→ **Task directions**: Word for word, give the material below again, minus any images.

→ **Collected material**:
++++

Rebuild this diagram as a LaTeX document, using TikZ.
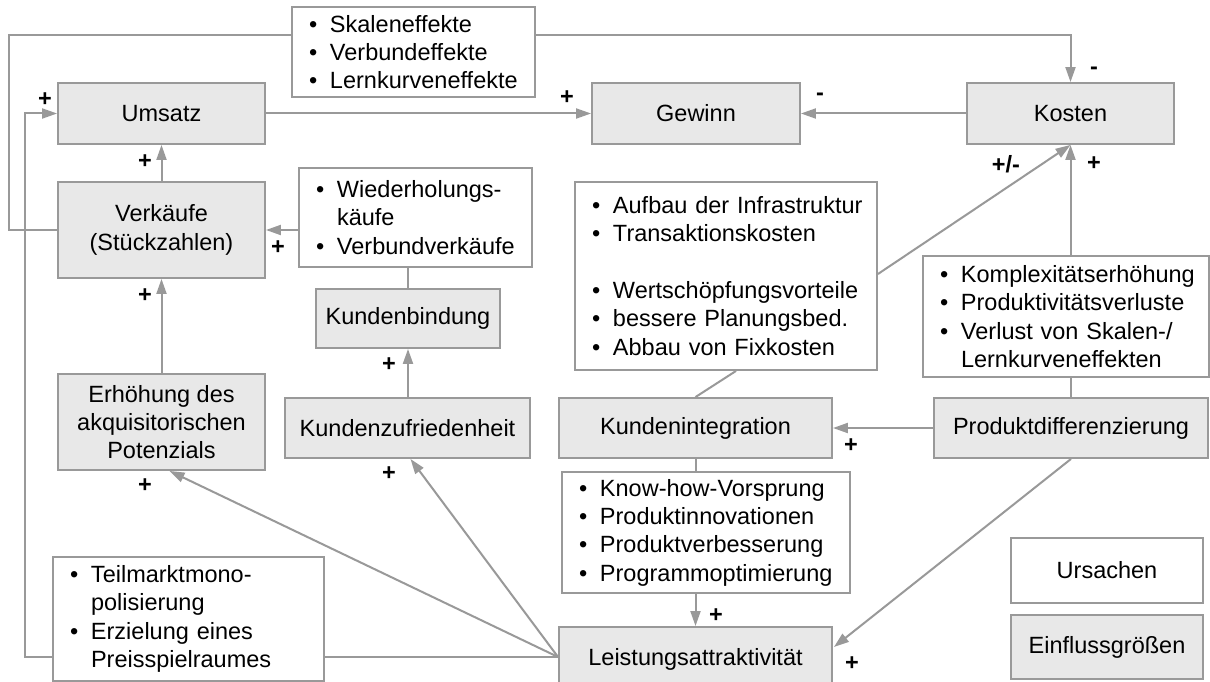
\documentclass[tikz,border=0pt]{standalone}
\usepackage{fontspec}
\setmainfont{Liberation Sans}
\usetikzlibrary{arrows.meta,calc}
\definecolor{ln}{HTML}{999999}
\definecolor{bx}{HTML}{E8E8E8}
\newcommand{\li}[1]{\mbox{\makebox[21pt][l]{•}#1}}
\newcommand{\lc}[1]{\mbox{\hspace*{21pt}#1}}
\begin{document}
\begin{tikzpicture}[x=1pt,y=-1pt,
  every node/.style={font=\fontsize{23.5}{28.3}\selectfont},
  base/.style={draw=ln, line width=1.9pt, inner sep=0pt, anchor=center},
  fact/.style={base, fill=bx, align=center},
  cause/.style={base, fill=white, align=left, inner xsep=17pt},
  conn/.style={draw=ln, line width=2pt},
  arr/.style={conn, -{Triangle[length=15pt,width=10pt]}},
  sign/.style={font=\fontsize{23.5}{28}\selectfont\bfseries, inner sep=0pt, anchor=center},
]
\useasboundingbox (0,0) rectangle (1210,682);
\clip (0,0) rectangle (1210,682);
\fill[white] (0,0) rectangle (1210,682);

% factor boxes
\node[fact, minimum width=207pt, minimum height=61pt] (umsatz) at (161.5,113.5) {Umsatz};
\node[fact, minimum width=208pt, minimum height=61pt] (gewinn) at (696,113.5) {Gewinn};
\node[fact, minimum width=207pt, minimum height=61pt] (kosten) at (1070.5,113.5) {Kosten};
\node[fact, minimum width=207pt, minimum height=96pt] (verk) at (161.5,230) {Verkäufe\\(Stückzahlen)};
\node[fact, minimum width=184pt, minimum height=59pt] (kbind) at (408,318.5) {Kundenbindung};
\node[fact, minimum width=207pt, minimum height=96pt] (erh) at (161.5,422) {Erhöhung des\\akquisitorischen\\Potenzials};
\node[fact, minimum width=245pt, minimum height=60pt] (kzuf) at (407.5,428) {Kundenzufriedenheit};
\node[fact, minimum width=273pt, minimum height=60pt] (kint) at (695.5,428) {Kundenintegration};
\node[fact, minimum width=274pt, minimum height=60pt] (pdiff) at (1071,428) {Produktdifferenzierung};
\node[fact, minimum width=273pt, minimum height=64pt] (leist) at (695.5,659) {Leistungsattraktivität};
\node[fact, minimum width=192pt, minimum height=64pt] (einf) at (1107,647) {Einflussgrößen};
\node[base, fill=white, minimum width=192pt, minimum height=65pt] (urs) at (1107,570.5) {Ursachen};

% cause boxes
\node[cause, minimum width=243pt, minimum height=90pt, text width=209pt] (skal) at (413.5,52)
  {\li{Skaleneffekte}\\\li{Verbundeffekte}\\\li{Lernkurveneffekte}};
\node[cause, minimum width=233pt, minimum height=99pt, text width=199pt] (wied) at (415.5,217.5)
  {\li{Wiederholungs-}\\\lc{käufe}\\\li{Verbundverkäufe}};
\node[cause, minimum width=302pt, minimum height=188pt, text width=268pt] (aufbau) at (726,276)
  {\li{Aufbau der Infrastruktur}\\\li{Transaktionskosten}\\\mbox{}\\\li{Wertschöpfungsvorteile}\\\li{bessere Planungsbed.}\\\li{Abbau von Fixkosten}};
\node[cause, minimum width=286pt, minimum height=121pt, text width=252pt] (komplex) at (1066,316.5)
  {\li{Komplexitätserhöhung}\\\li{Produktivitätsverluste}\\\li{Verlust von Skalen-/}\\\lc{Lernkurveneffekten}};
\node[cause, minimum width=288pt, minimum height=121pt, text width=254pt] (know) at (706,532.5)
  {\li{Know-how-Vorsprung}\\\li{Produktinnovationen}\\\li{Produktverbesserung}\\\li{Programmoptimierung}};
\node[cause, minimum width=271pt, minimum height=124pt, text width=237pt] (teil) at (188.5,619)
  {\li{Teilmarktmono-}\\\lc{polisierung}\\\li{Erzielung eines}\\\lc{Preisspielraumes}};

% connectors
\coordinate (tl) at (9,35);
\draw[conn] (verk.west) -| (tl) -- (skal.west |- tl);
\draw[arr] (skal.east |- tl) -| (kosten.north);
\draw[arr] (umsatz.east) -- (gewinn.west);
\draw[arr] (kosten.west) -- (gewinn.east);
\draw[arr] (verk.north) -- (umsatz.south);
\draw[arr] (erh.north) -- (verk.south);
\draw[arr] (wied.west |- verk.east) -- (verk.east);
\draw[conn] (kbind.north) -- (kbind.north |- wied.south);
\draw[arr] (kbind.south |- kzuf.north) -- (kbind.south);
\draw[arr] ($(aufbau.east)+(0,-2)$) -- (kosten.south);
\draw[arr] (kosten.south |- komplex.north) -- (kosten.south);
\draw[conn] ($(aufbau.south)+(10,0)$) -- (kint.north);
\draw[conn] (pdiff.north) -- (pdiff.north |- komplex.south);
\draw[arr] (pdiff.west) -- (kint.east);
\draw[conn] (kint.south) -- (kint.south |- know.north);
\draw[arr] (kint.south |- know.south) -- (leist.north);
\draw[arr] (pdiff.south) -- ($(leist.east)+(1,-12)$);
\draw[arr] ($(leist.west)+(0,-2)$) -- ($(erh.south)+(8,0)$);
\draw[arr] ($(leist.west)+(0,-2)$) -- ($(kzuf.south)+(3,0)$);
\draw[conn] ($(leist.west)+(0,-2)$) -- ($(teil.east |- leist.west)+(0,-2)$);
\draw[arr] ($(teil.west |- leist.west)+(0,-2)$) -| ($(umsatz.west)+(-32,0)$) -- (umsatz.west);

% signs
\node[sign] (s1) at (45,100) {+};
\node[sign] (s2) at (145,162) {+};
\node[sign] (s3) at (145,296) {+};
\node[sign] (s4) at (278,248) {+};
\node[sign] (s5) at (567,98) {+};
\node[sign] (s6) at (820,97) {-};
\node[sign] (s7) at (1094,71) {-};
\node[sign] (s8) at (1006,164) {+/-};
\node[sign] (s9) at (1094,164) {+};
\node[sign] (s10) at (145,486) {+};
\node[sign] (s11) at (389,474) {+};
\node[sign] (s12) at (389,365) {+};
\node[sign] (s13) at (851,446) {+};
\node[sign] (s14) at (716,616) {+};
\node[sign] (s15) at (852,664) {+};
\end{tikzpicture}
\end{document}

++++

→ **Response to the task**:
Rebuild this diagram as a LaTeX document, using TikZ.
\documentclass[tikz,border=0pt]{standalone}
\usepackage{fontspec}
\setmainfont{Liberation Sans}
\usetikzlibrary{arrows.meta,calc}
\definecolor{ln}{HTML}{999999}
\definecolor{bx}{HTML}{E8E8E8}
\newcommand{\li}[1]{\mbox{\makebox[21pt][l]{•}#1}}
\newcommand{\lc}[1]{\mbox{\hspace*{21pt}#1}}
\begin{document}
\begin{tikzpicture}[x=1pt,y=-1pt,
  every node/.style={font=\fontsize{23.5}{28.3}\selectfont},
  base/.style={draw=ln, line width=1.9pt, inner sep=0pt, anchor=center},
  fact/.style={base, fill=bx, align=center},
  cause/.style={base, fill=white, align=left, inner xsep=17pt},
  conn/.style={draw=ln, line width=2pt},
  arr/.style={conn, -{Triangle[length=15pt,width=10pt]}},
  sign/.style={font=\fontsize{23.5}{28}\selectfont\bfseries, inner sep=0pt, anchor=center},
]
\useasboundingbox (0,0) rectangle (1210,682);
\clip (0,0) rectangle (1210,682);
\fill[white] (0,0) rectangle (1210,682);

% factor boxes
\node[fact, minimum width=207pt, minimum height=61pt] (umsatz) at (161.5,113.5) {Umsatz};
\node[fact, minimum width=208pt, minimum height=61pt] (gewinn) at (696,113.5) {Gewinn};
\node[fact, minimum width=207pt, minimum height=61pt] (kosten) at (1070.5,113.5) {Kosten};
\node[fact, minimum width=207pt, minimum height=96pt] (verk) at (161.5,230) {Verkäufe\\(Stückzahlen)};
\node[fact, minimum width=184pt, minimum height=59pt] (kbind) at (408,318.5) {Kundenbindung};
\node[fact, minimum width=207pt, minimum height=96pt] (erh) at (161.5,422) {Erhöhung des\\akquisitorischen\\Potenzials};
\node[fact, minimum width=245pt, minimum height=60pt] (kzuf) at (407.5,428) {Kundenzufriedenheit};
\node[fact, minimum width=273pt, minimum height=60pt] (kint) at (695.5,428) {Kundenintegration};
\node[fact, minimum width=274pt, minimum height=60pt] (pdiff) at (1071,428) {Produktdifferenzierung};
\node[fact, minimum width=273pt, minimum height=64pt] (leist) at (695.5,659) {Leistungsattraktivität};
\node[fact, minimum width=192pt, minimum height=64pt] (einf) at (1107,647) {Einflussgrößen};
\node[base, fill=white, minimum width=192pt, minimum height=65pt] (urs) at (1107,570.5) {Ursachen};

% cause boxes
\node[cause, minimum width=243pt, minimum height=90pt, text width=209pt] (skal) at (413.5,52)
  {\li{Skaleneffekte}\\\li{Verbundeffekte}\\\li{Lernkurveneffekte}};
\node[cause, minimum width=233pt, minimum height=99pt, text width=199pt] (wied) at (415.5,217.5)
  {\li{Wiederholungs-}\\\lc{käufe}\\\li{Verbundverkäufe}};
\node[cause, minimum width=302pt, minimum height=188pt, text width=268pt] (aufbau) at (726,276)
  {\li{Aufbau der Infrastruktur}\\\li{Transaktionskosten}\\\mbox{}\\\li{Wertschöpfungsvorteile}\\\li{bessere Planungsbed.}\\\li{Abbau von Fixkosten}};
\node[cause, minimum width=286pt, minimum height=121pt, text width=252pt] (komplex) at (1066,316.5)
  {\li{Komplexitätserhöhung}\\\li{Produktivitätsverluste}\\\li{Verlust von Skalen-/}\\\lc{Lernkurveneffekten}};
\node[cause, minimum width=288pt, minimum height=121pt, text width=254pt] (know) at (706,532.5)
  {\li{Know-how-Vorsprung}\\\li{Produktinnovationen}\\\li{Produktverbesserung}\\\li{Programmoptimierung}};
\node[cause, minimum width=271pt, minimum height=124pt, text width=237pt] (teil) at (188.5,619)
  {\li{Teilmarktmono-}\\\lc{polisierung}\\\li{Erzielung eines}\\\lc{Preisspielraumes}};

% connectors
\coordinate (tl) at (9,35);
\draw[conn] (verk.west) -| (tl) -- (skal.west |- tl);
\draw[arr] (skal.east |- tl) -| (kosten.north);
\draw[arr] (umsatz.east) -- (gewinn.west);
\draw[arr] (kosten.west) -- (gewinn.east);
\draw[arr] (verk.north) -- (umsatz.south);
\draw[arr] (erh.north) -- (verk.south);
\draw[arr] (wied.west |- verk.east) -- (verk.east);
\draw[conn] (kbind.north) -- (kbind.north |- wied.south);
\draw[arr] (kbind.south |- kzuf.north) -- (kbind.south);
\draw[arr] ($(aufbau.east)+(0,-2)$) -- (kosten.south);
\draw[arr] (kosten.south |- komplex.north) -- (kosten.south);
\draw[conn] ($(aufbau.south)+(10,0)$) -- (kint.north);
\draw[conn] (pdiff.north) -- (pdiff.north |- komplex.south);
\draw[arr] (pdiff.west) -- (kint.east);
\draw[conn] (kint.south) -- (kint.south |- know.north);
\draw[arr] (kint.south |- know.south) -- (leist.north);
\draw[arr] (pdiff.south) -- ($(leist.east)+(1,-12)$);
\draw[arr] ($(leist.west)+(0,-2)$) -- ($(erh.south)+(8,0)$);
\draw[arr] ($(leist.west)+(0,-2)$) -- ($(kzuf.south)+(3,0)$);
\draw[conn] ($(leist.west)+(0,-2)$) -- ($(teil.east |- leist.west)+(0,-2)$);
\draw[arr] ($(teil.west |- leist.west)+(0,-2)$) -| ($(umsatz.west)+(-32,0)$) -- (umsatz.west);

% signs
\node[sign] (s1) at (45,100) {+};
\node[sign] (s2) at (145,162) {+};
\node[sign] (s3) at (145,296) {+};
\node[sign] (s4) at (278,248) {+};
\node[sign] (s5) at (567,98) {+};
\node[sign] (s6) at (820,97) {-};
\node[sign] (s7) at (1094,71) {-};
\node[sign] (s8) at (1006,164) {+/-};
\node[sign] (s9) at (1094,164) {+};
\node[sign] (s10) at (145,486) {+};
\node[sign] (s11) at (389,474) {+};
\node[sign] (s12) at (389,365) {+};
\node[sign] (s13) at (851,446) {+};
\node[sign] (s14) at (716,616) {+};
\node[sign] (s15) at (852,664) {+};
\end{tikzpicture}
\end{document}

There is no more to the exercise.